The first such acquisition, the BRP Gregorio del Pilar, figured in the early part of the standoff between the Philippines and China over the Scarborough Shoal in the West Philippine Sea, which Manila calls Bajo de Masinloc and Panatag Shoal.
On the other hand, Beijing refers to the rock formation as Huangyan Island.
Del Rosario has repeatedly said “we have committed ourselves to improve our national defense by building a minimum credible defense posture” as he also stressed the need to protect national sovereignty.
“Given the country’s lack of resources, it behooves us to proactively seek the assistance and cooperation of our various international partners to achieve this minimum credible posture, which is a fundamental attribute of any sovereign country,” he also said.
According to Del Rosario, the “defense track” is part of the DFA’s comprehensive overall plan in promoting national security.
This year, the Philippines would be receiving about $144.66 million (about P6.25 billion) in defense assistance from the US, he said.
Aside from the delivery of a second Coast Guard cutter, “negotiations are likewise underway for more defense articles, including newer air assets for the Philippine Air Force. We also successfully secured funding in the amount of $53 million (about P2.3 billion) for radar systems to be used by the Coast Guard Watch Council for enhanced maritime domain awareness.”
He said Manila has been upgrading its defense partnership with Washington under the two allies’ Mutual Defense Treaty, citing changes in the regional and global security environment.
Del Rosario emphasized their focal point for cooperation has been to “increase our capacity for territorial defense and maritime security.”
Aside from the defense track, he also referred to the DFA’s diplomatic or political track, where the country would continue to push for the transformation of the West Philippine Sea into a Zone of Peace, Freedom, Friendship, and Cooperation, or ZoPFFC.
Under the ZoPFFC, Manila would observe a rules-based approach to all disputes in accordance with the United Nations Convention on the Law of the Sea (UNCLOS).
For the legal track, the DFA plans to continue coordinating with other concerned government agencies as it resorts to dispute settlement mechanisms under UNCLOS.
According to Del Rosario, “there are five of them and we’re assessing which one is best for us, one that will serve our purpose well.”
Scarborough Shoal lies north of the Spratlys and 124 nautical miles west of Zambales province.
Both asserting their territorial claim to the shoal, Manila and Beijing have refused to recall their vessels from the area.
China has violated the Asean Declaration on the Conduct of Parties “for not allowing us to enforce our laws in the country’s 200-nautical mile Exclusive Economic Zone,” according to Del Rosario.

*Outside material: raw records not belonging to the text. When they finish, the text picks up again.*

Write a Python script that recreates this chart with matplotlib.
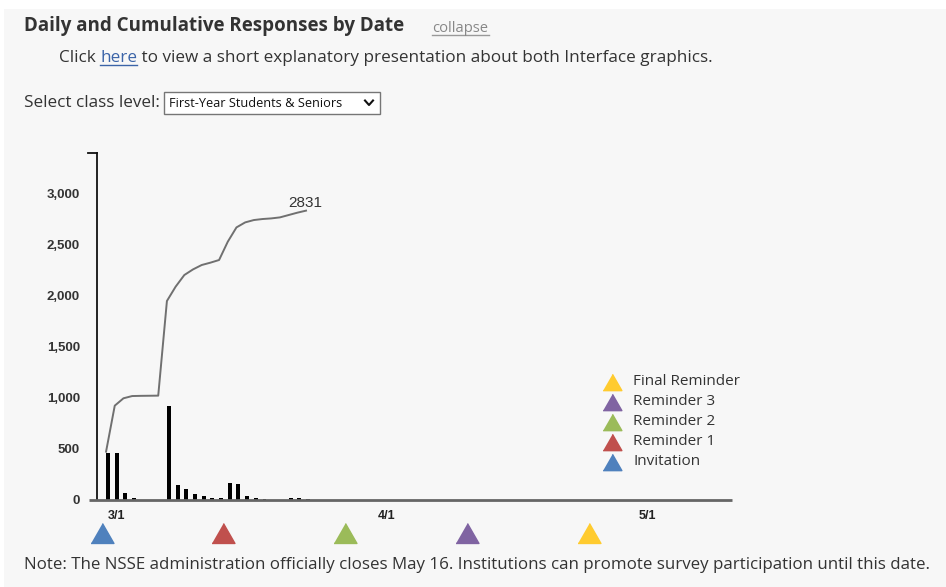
"""Daily and cumulative survey responses with mailing-date markers."""

import datetime as dt

import matplotlib
matplotlib.use("Agg")
import matplotlib.pyplot as plt
import matplotlib.dates as mdates
import matplotlib.transforms as mtransforms
from matplotlib.lines import Line2D
from matplotlib.patches import Rectangle

YEAR = 2023

# responses per day and running total
response_days = ["2/28", "3/1", "3/2", "3/3", "3/4", "3/5", "3/6", "3/7", "3/8", "3/9",
                 "3/10", "3/11", "3/12", "3/13", "3/14", "3/15", "3/16", "3/17", "3/18",
                 "3/19", "3/20", "3/21", "3/22", "3/23"]
daily_responses = [456, 463, 65, 23, 2, 1, 1, 923, 147, 104, 62, 42, 20, 23, 163, 157,
                   39, 23, 8, 4, 3, 20, 23, 8]
cumulative_responses = [473, 923, 995, 1017, 1019, 1020, 1021, 1947, 2087, 2201, 2256,
                        2299, 2322, 2348, 2527, 2667, 2716, 2739, 2749, 2755, 2765, 2788,
                        2811, 2831]

# mailings shown as triangles under the axis
mailing_days = ["2/27", "3/13", "3/27", "4/10", "4/24"]
mailing_labels = ["Invitation", "Reminder 1", "Reminder 2", "Reminder 3", "Final Reminder"]
mailing_colors = ["#4f81bd", "#c0504d", "#9bbb59", "#8064a2", "#ffcb2f"]

month_ticks = ["3/1", "4/1", "5/1"]
y_ticks = [0, 500, 1000, 1500, 2000, 2500, 3000]

W, H = 946, 587
UI_FONT = ["Open Sans", "DejaVu Sans"]
CHART_FONT = ["Liberation Sans", "DejaVu Sans"]


def to_date(label: str) -> dt.datetime:
    month, day = label.split("/")
    return dt.datetime(YEAR, int(month), int(day))


def fx(px: float) -> float:
    return px / W


def fy(py: float) -> float:
    return 1 - py / H


TRIANGLE = [(-1, -0.87), (1, -0.87), (0, 0.87)]

fig = plt.figure(figsize=(W / 100, H / 100), dpi=100)
fig.patch.set_facecolor("white")
fig.add_artist(Rectangle((fx(4), 0), 1 - fx(4), fy(9), transform=fig.transFigure,
                         facecolor="#f7f7f7", edgecolor="none", zorder=-10))

# ---- header ----
fig.text(fx(24), fy(31), "Daily and Cumulative Responses by Date", fontsize=13.5,
         fontweight="bold", color="#333333", family=UI_FONT, va="baseline")
fig.text(fx(432), fy(32), "collapse", fontsize=10.6, color="#888888", family=UI_FONT,
         va="baseline")
fig.add_artist(Line2D([fx(432), fx(489)], [fy(35), fy(35)], transform=fig.transFigure,
                      color="#999999", lw=1))

renderer = fig.canvas.get_renderer()
x_cursor = fx(59)
for piece, color in [("Click ", "#333333"), ("here", "#3b64a8"),
                     (" to view a short explanatory presentation about both Interface graphics.",
                      "#333333")]:
    t = fig.text(x_cursor, fy(62), piece, fontsize=12.3, color=color, family=UI_FONT,
                 va="baseline")
    bb = t.get_window_extent(renderer)
    if piece == "here":
        fig.add_artist(Line2D([bb.x0 / W, bb.x1 / W], [fy(65), fy(65)],
                              transform=fig.transFigure, color=color, lw=1))
    x_cursor = bb.x1 / W

fig.text(fx(24), fy(107), "Select class level:", fontsize=12.3, color="#333333",
         family=UI_FONT, va="baseline")
fig.add_artist(Rectangle((fx(164), fy(114)), fx(380) - fx(164), fy(92) - fy(114),
                         transform=fig.transFigure, facecolor="white",
                         edgecolor="#767676", lw=1))
fig.text(fx(169), fy(103.5), "First-Year Students & Seniors", fontsize=9.2, color="#111111",
         family=UI_FONT, va="center")
fig.add_artist(Line2D([fx(365), fx(369), fx(373)], [fy(100.5), fy(105), fy(100.5)],
                      transform=fig.transFigure, color="#111111", lw=1.5))

fig.text(fx(24), fy(569), "Note: The NSSE administration officially closes May 16. "
         "Institutions can promote survey participation until this date.",
         fontsize=12.2, color="#333333", family=UI_FONT, va="baseline")

# ---- chart ----
ax = fig.add_axes([fx(96.5), fy(500), fx(732) - fx(96.5), fy(153.3) - fy(500)])
ax.set_facecolor("none")

dates = [to_date(d) for d in response_days]
mar1 = mdates.date2num(to_date("3/1"))
ax.set_xlim(mar1 - 2.1, mar1 + 71.0)
ax.set_ylim(0, 3392)

ax.bar(dates, daily_responses, width=0.45, align="edge", color="black", zorder=2)
ax.plot(dates, cumulative_responses, color="#707070", lw=1.4, zorder=3)
ax.annotate(str(cumulative_responses[-1]), xy=(dates[-1], cumulative_responses[-1]),
            xytext=(-1, 8), textcoords="offset pixels", ha="center", va="center",
            fontsize=11, color="#333333", family=CHART_FONT)

for spine in ["top", "right", "bottom"]:
    ax.spines[spine].set_visible(False)
ax.spines["left"].set_color("#111111")
ax.spines["left"].set_linewidth(1.3)

ax.set_yticks(y_ticks)
ax.set_yticklabels([f"{v:,}" for v in y_ticks], fontsize=9.5, fontweight="bold",
                   color="#333333", family=CHART_FONT)
ax.tick_params(axis="y", length=0, pad=12)

ax.set_xticks([to_date(d) for d in month_ticks])
ax.set_xticklabels(month_ticks, fontsize=9, fontweight="bold", color="#222222",
                   family=CHART_FONT)
ax.tick_params(axis="x", length=0, pad=7.5)
shift = mtransforms.ScaledTranslation(2 / 100, 0, fig.dpi_scale_trans)
for lbl in ax.get_xticklabels():
    lbl.set_transform(lbl.get_transform() + shift)

# x axis line and the cap at the top of the y axis
fig.add_artist(Line2D([fx(89), fx(732)], [fy(500), fy(500)], transform=fig.transFigure,
                      color="#666666", lw=2, solid_capstyle="butt"))
fig.add_artist(Line2D([fx(88), fx(97)], [fy(153.3), fy(153.3)], transform=fig.transFigure,
                      color="#111111", lw=1.3))

# mailing markers under the axis
below = mtransforms.blended_transform_factory(ax.transData, fig.transFigure)
for day, color in zip(mailing_days, mailing_colors):
    x = mdates.date2num(to_date(day)) + 0.5
    ax.plot([x], [fy(533)], linestyle="none", marker=TRIANGLE, markersize=16.5,
            color=color, transform=below, clip_on=False)

# legend, listed from the last mailing down to the first
for i, (label, color) in enumerate(zip(mailing_labels[::-1], mailing_colors[::-1])):
    y = 381.5 + 20.1 * i
    ax.plot([fx(612)], [fy(y)], linestyle="none", marker=TRIANGLE, markersize=13.5,
            color=color, transform=fig.transFigure, clip_on=False)
    fig.text(fx(633), fy(y), label, fontsize=11, color="#333333", family=UI_FONT,
             va="center")

fig.savefig("out.png", dpi=100, facecolor=fig.get_facecolor())
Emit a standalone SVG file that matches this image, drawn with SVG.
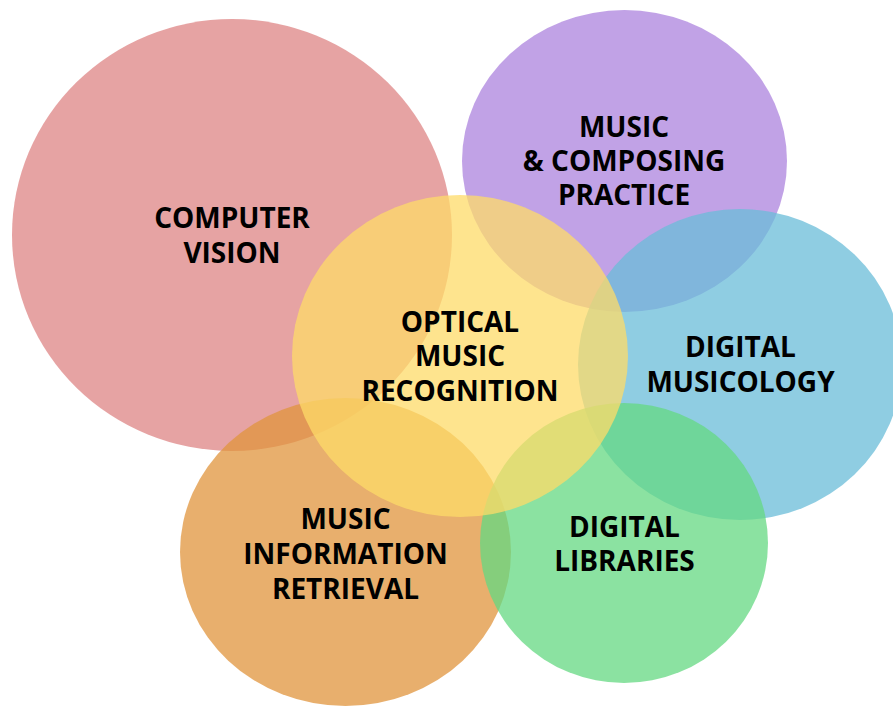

The Philippines earlier filed a protest with the UN, challenging China’s nine-dash claim that encompasses the whole West Philippine Sea.
Last month, Manila asked the Association of Southeast Asian Nations (Asean) to take a stand on its dispute with China over the Scarborough Shoal.
Del Rosario asserted that “all, not just the Philippines, will ultimately be negatively affected if we do not take a stand.”
He observed “if you take a good look, it appears to us that China wants to establish the rules. Obviously, there’s a negative implication for everyone, not just the Philippines.”
Asked if they would ask the US government’s help in resolving the conflict, he said they “would want all nations to make a judgment as to what’s happening there and what the implications are to their own countries.”
He claimed Washington has already taken a “very constructive role” in resolving the Spratlys dispute, when it pushed for the application of international law in solving the problem.